▶ Work to do: Copy all the data exactly, except the pictures.

━━━━━━━━

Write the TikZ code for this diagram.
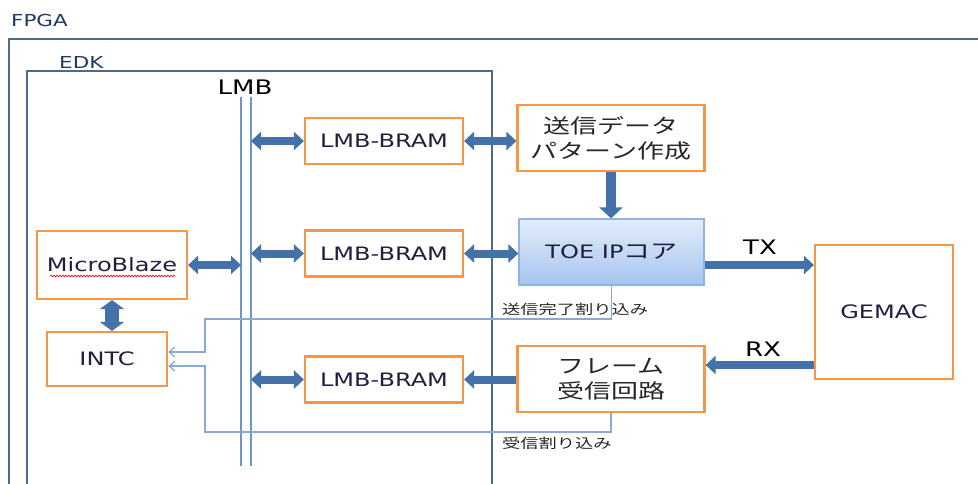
\documentclass[tikz,border=0pt]{standalone}
\usepackage{fontspec}
\setmainfont{DejaVu Sans}[FakeStretch=1.3]
\newfontfamily\jp{Noto Sans CJK JP}[FakeStretch=1.35]
\usetikzlibrary{arrows.meta,calc,decorations.pathmorphing}
\definecolor{framec}{HTML}{4A6A8F}
\definecolor{busc}{HTML}{6F95C6}
\definecolor{irqc}{HTML}{86AADA}
\definecolor{orangec}{HTML}{F79646}
\definecolor{arrowc}{HTML}{4472A8}
\definecolor{txtc}{HTML}{1F1F3F}
\definecolor{navyc}{HTML}{1F3A5F}
\definecolor{toetop}{HTML}{E2EDFB}
\definecolor{toebot}{HTML}{A6C4EE}
\definecolor{toeline}{HTML}{8EB4E3}
\tikzset{
  box/.style={draw=orangec, line width=2.2pt, fill=white, inner sep=0pt, text=txtc,
    font=\fontsize{18.5}{22}\selectfont, align=center},
  jpbox/.style={box, font=\jp\fontsize{20}{25}\selectfont, text=black!85},
  fat/.style={draw=arrowc, line width=8pt, -{Triangle[length=10pt,width=18pt]}},
  fatboth/.style={draw=arrowc, line width=8pt, {Triangle[length=10pt,width=18pt]}-{Triangle[length=10pt,width=18pt]}},
  irq/.style={draw=irqc, line width=1.2pt, -{Straight Barb[length=6pt,width=10pt]}},
  bus/.style={draw=busc, line width=1.5pt},
  outer/.style={draw=framec, line width=2pt},
  lbl/.style={inner sep=0pt, text=navyc, font=\fontsize{16.5}{18}\selectfont},
  irqlbl/.style={inner sep=0pt, anchor=west, text=black!85, font=\jp\fontsize{13.5}{15}\selectfont}
}
\begin{document}
\begin{tikzpicture}[x=1pt,y=-1pt]
\useasboundingbox (0,0) rectangle (978,484);
\clip (0,0) rectangle (978,484);
% containers
\draw[outer] (9,39) rectangle (1000,520);
\node[lbl, anchor=west] (fpgal) at (11,20) {FPGA};
\draw[outer] (27,71) rectangle (492,520);
\node[lbl, anchor=west] (edkl) at (59,62) {EDK};
% LMB bus
\coordinate (busLt) at (241,97);
\coordinate (busLb) at (241,466);
\coordinate (busRt) at (251,97);
\coordinate (busRb) at (251,466);
\draw[bus] (busLt) -- (busLb);
\draw[bus] (busRt) -- (busRb);
\node[inner sep=0pt, text=black, font=\fontsize{20}{22}\selectfont] (lmbl) at (245,87) {LMB};
% nodes
\node[box, minimum width=158pt, minimum height=46pt] (bram1) at (384,141) {LMB-BRAM};
\node[box, minimum width=158pt, minimum height=46pt] (bram2) at (384,253.5) {LMB-BRAM};
\node[box, minimum width=158pt, minimum height=46pt] (bram3) at (384,379.5) {LMB-BRAM};
\node[box, minimum width=150pt, minimum height=68pt] (mb) at (112,265) {MicroBlaze};
\node[box, minimum width=120pt, minimum height=54pt] (intc) at (107,359) {INTC};
\node[jpbox, minimum width=187pt, minimum height=66pt] (txgen) at (611,138) {送信データ\\パターン作成};
\node[box, draw=toeline, line width=1.2pt, top color=toetop, bottom color=toebot,
  minimum width=185pt, minimum height=66pt] (toe) at (611.5,252) {TOE IP{\jp\fontsize{20}{22}\selectfont コア}};
\node[jpbox, minimum width=187pt, minimum height=66pt] (frame) at (611,379) {フレーム\\受信回路};
\node[box, minimum width=138pt, minimum height=134pt] (gemac) at (884,312) {GEMAC};
% spell-check underline
\draw[red, line width=0.6pt, decorate, decoration={snake, segment length=3pt, amplitude=0.9pt}]
  ($(mb.center)+(-62,11)$) -- ($(mb.center)+(63,11)$);
% interrupt lines
\coordinate (k1) at (205,319);
\coordinate (k2) at (205,352);
\coordinate (k3) at (205,432);
\coordinate (k4) at (205,366);
\draw[irq] (toe.south) |- (k1) -- (k2) -- (k2 -| intc.east);
\draw[irq] (frame.south) |- (k3) -- (k4) -- (k4 -| intc.east);
\node[irqlbl] (irq1) at (502,309) {送信完了割り込み};
\node[irqlbl] (irq2) at (502,443) {受信割り込み};
% fat arrows
\draw[fatboth] (bram1.west -| busRt) -- (bram1.west);
\draw[fatboth] (bram2.west -| busRt) -- (bram2.west);
\draw[fatboth] (bram3.west -| busRt) -- (bram3.west);
\draw[fatboth] (mb.east) -- (mb.east -| busLt);
\draw[draw=arrowc, line width=14pt, {Triangle[length=9pt,width=24pt]}-{Triangle[length=9pt,width=24pt]}]
  (mb.south) -- (mb.south |- intc.north);
\draw[fatboth] (bram1.east) -- (bram1.east -| txgen.west);
\draw[fatboth] (bram2.east) -- (bram2.east -| toe.west);
\draw[fat] (frame.west |- bram3.east) -- (bram3.east);
\draw[draw=arrowc, line width=10pt, -{Triangle[length=11pt,width=23pt]}]
  (txgen.south) -- (txgen.south |- toe.north);
\coordinate (txs) at ($(toe.east)+(0,13)$);
\draw[fat] (txs) -- (txs -| gemac.west);
\coordinate (rxs) at ($(gemac.west)+(0,53)$);
\draw[fat] (rxs) -- (rxs -| frame.east);
\node[inner sep=0pt, text=black, font=\fontsize{20}{22}\selectfont] (txl) at (760,247) {TX};
\node[inner sep=0pt, text=black, font=\fontsize{20}{22}\selectfont] (rxl) at (763,349) {RX};
\end{tikzpicture}
\end{document}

━━━━━━━━

▶ Reply to the exercise:
Write the TikZ code for this diagram.
\documentclass[tikz,border=0pt]{standalone}
\usepackage{fontspec}
\setmainfont{DejaVu Sans}[FakeStretch=1.3]
\newfontfamily\jp{Noto Sans CJK JP}[FakeStretch=1.35]
\usetikzlibrary{arrows.meta,calc,decorations.pathmorphing}
\definecolor{framec}{HTML}{4A6A8F}
\definecolor{busc}{HTML}{6F95C6}
\definecolor{irqc}{HTML}{86AADA}
\definecolor{orangec}{HTML}{F79646}
\definecolor{arrowc}{HTML}{4472A8}
\definecolor{txtc}{HTML}{1F1F3F}
\definecolor{navyc}{HTML}{1F3A5F}
\definecolor{toetop}{HTML}{E2EDFB}
\definecolor{toebot}{HTML}{A6C4EE}
\definecolor{toeline}{HTML}{8EB4E3}
\tikzset{
  box/.style={draw=orangec, line width=2.2pt, fill=white, inner sep=0pt, text=txtc,
    font=\fontsize{18.5}{22}\selectfont, align=center},
  jpbox/.style={box, font=\jp\fontsize{20}{25}\selectfont, text=black!85},
  fat/.style={draw=arrowc, line width=8pt, -{Triangle[length=10pt,width=18pt]}},
  fatboth/.style={draw=arrowc, line width=8pt, {Triangle[length=10pt,width=18pt]}-{Triangle[length=10pt,width=18pt]}},
  irq/.style={draw=irqc, line width=1.2pt, -{Straight Barb[length=6pt,width=10pt]}},
  bus/.style={draw=busc, line width=1.5pt},
  outer/.style={draw=framec, line width=2pt},
  lbl/.style={inner sep=0pt, text=navyc, font=\fontsize{16.5}{18}\selectfont},
  irqlbl/.style={inner sep=0pt, anchor=west, text=black!85, font=\jp\fontsize{13.5}{15}\selectfont}
}
\begin{document}
\begin{tikzpicture}[x=1pt,y=-1pt]
\useasboundingbox (0,0) rectangle (978,484);
\clip (0,0) rectangle (978,484);
% containers
\draw[outer] (9,39) rectangle (1000,520);
\node[lbl, anchor=west] (fpgal) at (11,20) {FPGA};
\draw[outer] (27,71) rectangle (492,520);
\node[lbl, anchor=west] (edkl) at (59,62) {EDK};
% LMB bus
\coordinate (busLt) at (241,97);
\coordinate (busLb) at (241,466);
\coordinate (busRt) at (251,97);
\coordinate (busRb) at (251,466);
\draw[bus] (busLt) -- (busLb);
\draw[bus] (busRt) -- (busRb);
\node[inner sep=0pt, text=black, font=\fontsize{20}{22}\selectfont] (lmbl) at (245,87) {LMB};
% nodes
\node[box, minimum width=158pt, minimum height=46pt] (bram1) at (384,141) {LMB-BRAM};
\node[box, minimum width=158pt, minimum height=46pt] (bram2) at (384,253.5) {LMB-BRAM};
\node[box, minimum width=158pt, minimum height=46pt] (bram3) at (384,379.5) {LMB-BRAM};
\node[box, minimum width=150pt, minimum height=68pt] (mb) at (112,265) {MicroBlaze};
\node[box, minimum width=120pt, minimum height=54pt] (intc) at (107,359) {INTC};
\node[jpbox, minimum width=187pt, minimum height=66pt] (txgen) at (611,138) {送信データ\\パターン作成};
\node[box, draw=toeline, line width=1.2pt, top color=toetop, bottom color=toebot,
  minimum width=185pt, minimum height=66pt] (toe) at (611.5,252) {TOE IP{\jp\fontsize{20}{22}\selectfont コア}};
\node[jpbox, minimum width=187pt, minimum height=66pt] (frame) at (611,379) {フレーム\\受信回路};
\node[box, minimum width=138pt, minimum height=134pt] (gemac) at (884,312) {GEMAC};
% spell-check underline
\draw[red, line width=0.6pt, decorate, decoration={snake, segment length=3pt, amplitude=0.9pt}]
  ($(mb.center)+(-62,11)$) -- ($(mb.center)+(63,11)$);
% interrupt lines
\coordinate (k1) at (205,319);
\coordinate (k2) at (205,352);
\coordinate (k3) at (205,432);
\coordinate (k4) at (205,366);
\draw[irq] (toe.south) |- (k1) -- (k2) -- (k2 -| intc.east);
\draw[irq] (frame.south) |- (k3) -- (k4) -- (k4 -| intc.east);
\node[irqlbl] (irq1) at (502,309) {送信完了割り込み};
\node[irqlbl] (irq2) at (502,443) {受信割り込み};
% fat arrows
\draw[fatboth] (bram1.west -| busRt) -- (bram1.west);
\draw[fatboth] (bram2.west -| busRt) -- (bram2.west);
\draw[fatboth] (bram3.west -| busRt) -- (bram3.west);
\draw[fatboth] (mb.east) -- (mb.east -| busLt);
\draw[draw=arrowc, line width=14pt, {Triangle[length=9pt,width=24pt]}-{Triangle[length=9pt,width=24pt]}]
  (mb.south) -- (mb.south |- intc.north);
\draw[fatboth] (bram1.east) -- (bram1.east -| txgen.west);
\draw[fatboth] (bram2.east) -- (bram2.east -| toe.west);
\draw[fat] (frame.west |- bram3.east) -- (bram3.east);
\draw[draw=arrowc, line width=10pt, -{Triangle[length=11pt,width=23pt]}]
  (txgen.south) -- (txgen.south |- toe.north);
\coordinate (txs) at ($(toe.east)+(0,13)$);
\draw[fat] (txs) -- (txs -| gemac.west);
\coordinate (rxs) at ($(gemac.west)+(0,53)$);
\draw[fat] (rxs) -- (rxs -| frame.east);
\node[inner sep=0pt, text=black, font=\fontsize{20}{22}\selectfont] (txl) at (760,247) {TX};
\node[inner sep=0pt, text=black, font=\fontsize{20}{22}\selectfont] (rxl) at (763,349) {RX};
\end{tikzpicture}
\end{document}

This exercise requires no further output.